Mike Wells of The Indianapolis Star: "Former Indiana Pacers coach and current radio analyst Bob 'Slick' Leonard suffered a heart attack on the team bus following Sunday's Pacers victory at New York. Leonard had two stents inserted at a New York hospital and will return to Indianapolis later this week, the Pacers announced Monday. 'Slick is very close to a lot of people in this organization,' Pacers center Jeff Foster said. 'It's definitely one of the scariest moments I've had as a member of the Pacers. When they (medical personnel at Madison Square Garden) were working on him, there were a lot of negative thoughts going through my head. Slick means so much to this city. He's a crucial part of this franchise. We all miss him and hope for a speedy recovery.' Former Pacer Austin Croshere will fill in for Leonard on the radio until Leonard can return to work."
Thomas Grillo of the Boston Herald: "Heads up, fans. Cigar-chomping Celtics legend Red Auerbach’s personal memorabilia is going on the block. And a Dallas auctioneer who sold a Lou Gehrig jersey last year for $717,000 said that the combination of Auerbach’s own legendary status and the team’s recent revival should make next month’s online auctions a slam dunk. 'Red Auerbach is iconic, and items directly from the family will generate quite a bit of interest,' said Chris Ivy, sports auctions director at Heritage Auctions in Texas. ... Starting next month, SCP Auctions will put basketball memorabilia of Hall of Fame coach Arnold 'Red' Auerbach on the block in three Internet auctions. Items include Auerbach’s 1968 Basketball Hall of Fame induction ring; his Boston Celtics championship rings from 1962, 1974, 1976 and 1981; his first contract to coach the Celtics signed by Auerbach and team owner Walter Brown in 1950; his 1957 Celtics satin warm-up jacket; and his 1,000th career win trophy presented to him on Feb. 13, 1966 at Boston Garden and several humidors from the cigar-loving coach’s collection. SCP expects to raise at least $500,000 for Auerbach’s family from a three-part online sale of about 500 mementos from the team’s longtime coach and top executive."

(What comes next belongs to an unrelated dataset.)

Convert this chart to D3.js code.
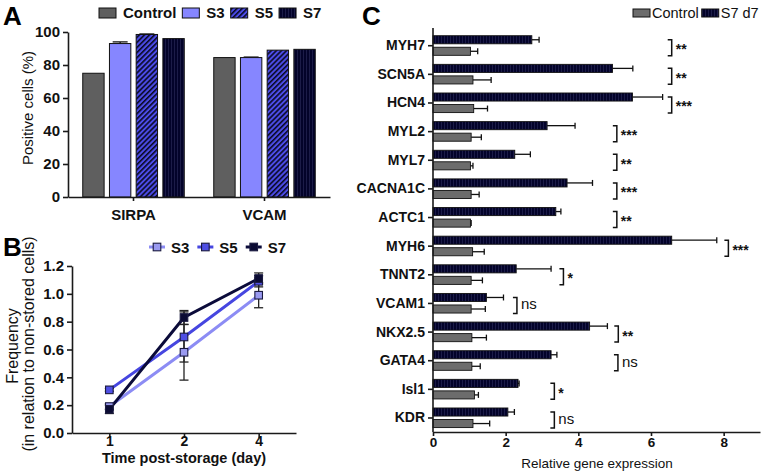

John Reid of The Times-Picayune: "Gov. Bobby Jindal said Monday the state of Louisiana expects to make a payment of just more than $7 million to the Hornets because the franchise isn’t projected to meet the benchmark revenue requirement in its lease agreement with the state. Jindal said the money is fully funded in the LSED budget. ... In January, the Hornets surpassed the attendance benchmark average of 14,735, a requirement in their lease agreement with the state. But there also is a revenue benchmark included in the team’s amended lease agreement that stipulates the state will have to pay the Hornets’ inducements not exceeding $7.5 million at the end of this season if the team doesn’t gross at least $43.6 million, which is 80 percent of their gross revenue for all potential ticket sales."